By the time you get to the student loan, you’ll be able to throw $575 a month at it! You’re basically looking at paying the student loan off in about a year from the time you start chunking the $575 at it.
So, all total, you would be looking at being completely debt free in about 2 1/2 years. If you can find extra money, like an income tax refund, get a raise or maybe sell some stuff, it could be even sooner.
Here is a Debt Snowball Calculator that can help you get started.
Why the Debt Snowball Method Works
The reason I love this method and why I think it works is because it will keep you very motivated, especially if you have a lot of debt. We love to see our efforts and hard work pay off and this system does just that. It has everything to do with behavior modification and very little to do with the math.

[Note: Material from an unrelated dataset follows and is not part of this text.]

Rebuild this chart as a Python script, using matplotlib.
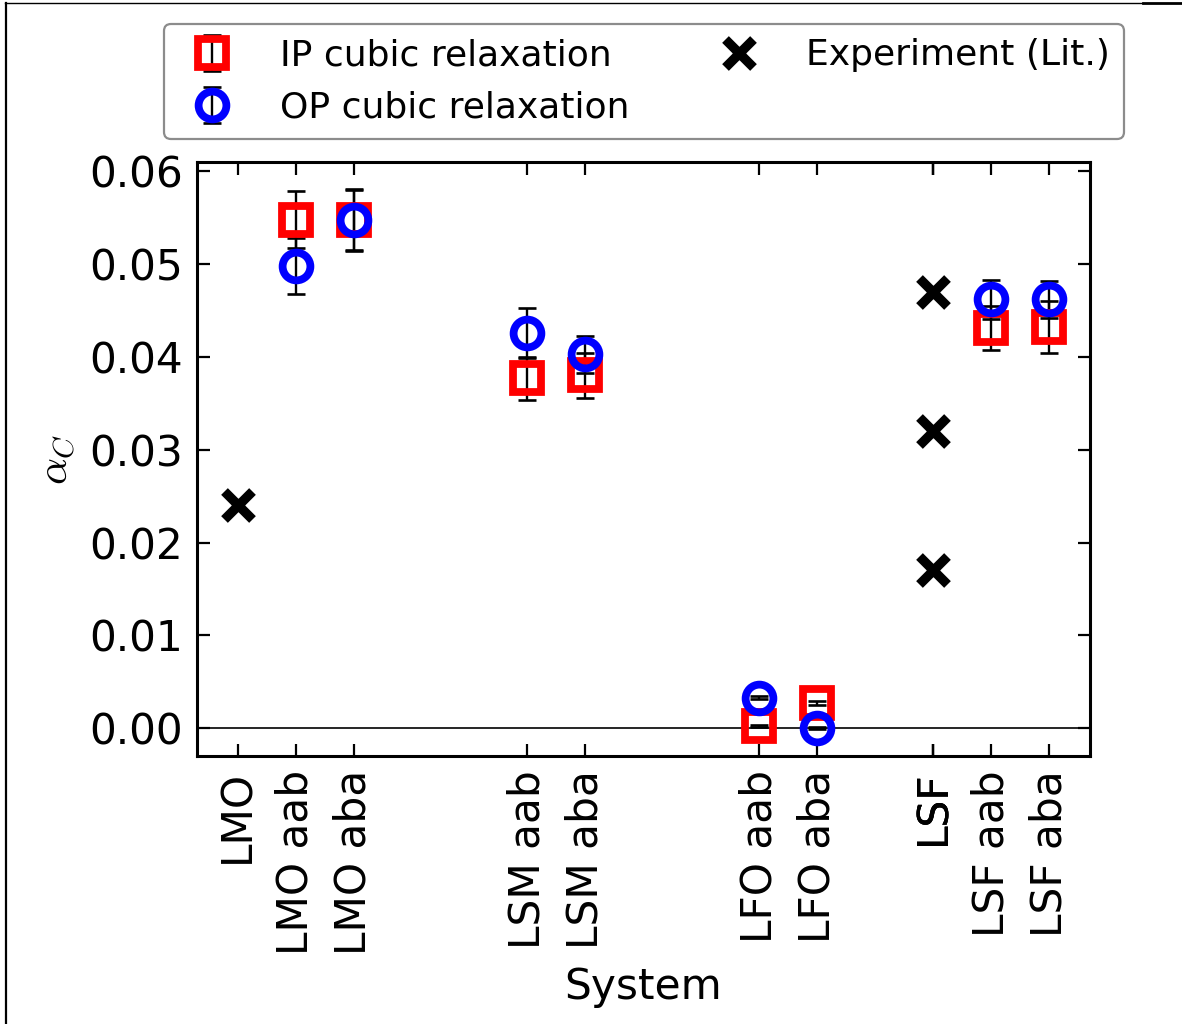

If you start with the largest debt, it could take years to see any progress. What usually happens is that people will get burned out and emotionally deflated. When this happens, it’s usually followed by a sense of despair. Once you feel desperate and hopeless, you give up.
When you tackle that first debt and get it out of your life, you feel energized and ready to take the next one on. If and when you see the plan working, it makes you want to keep moving forward. When we keep moving forward, then we can’t help but succeed! Get intense!
One very important thing to remember is you MUST make a commitment to yourself and your significant other, that you can not and will not add any new debt. It’s imperative that you and your spouse are on the same page, especially when it comes to finances. You can’t get out of a hole if you keep digging yourself deeper. Cut up the credit cards and stop taking on loans/debt. It’s the only true way to financial freedom. You’ve got to break the chains because as the Bible says, “The borrower is slave to the lender”.
Paying down debt isn’t easy, but living paycheck to paycheck and retiring broke will be even harder. Face it now and get your life back!
Now that I’ve explained how to get out of debt with the debt snowball, give it a try and see if this method can work for you too!
Are you working on a plan to become debt free or have you already accomplished it? Let me know in the comments. I’d love to hear how you did it and what method you have used or are currently using.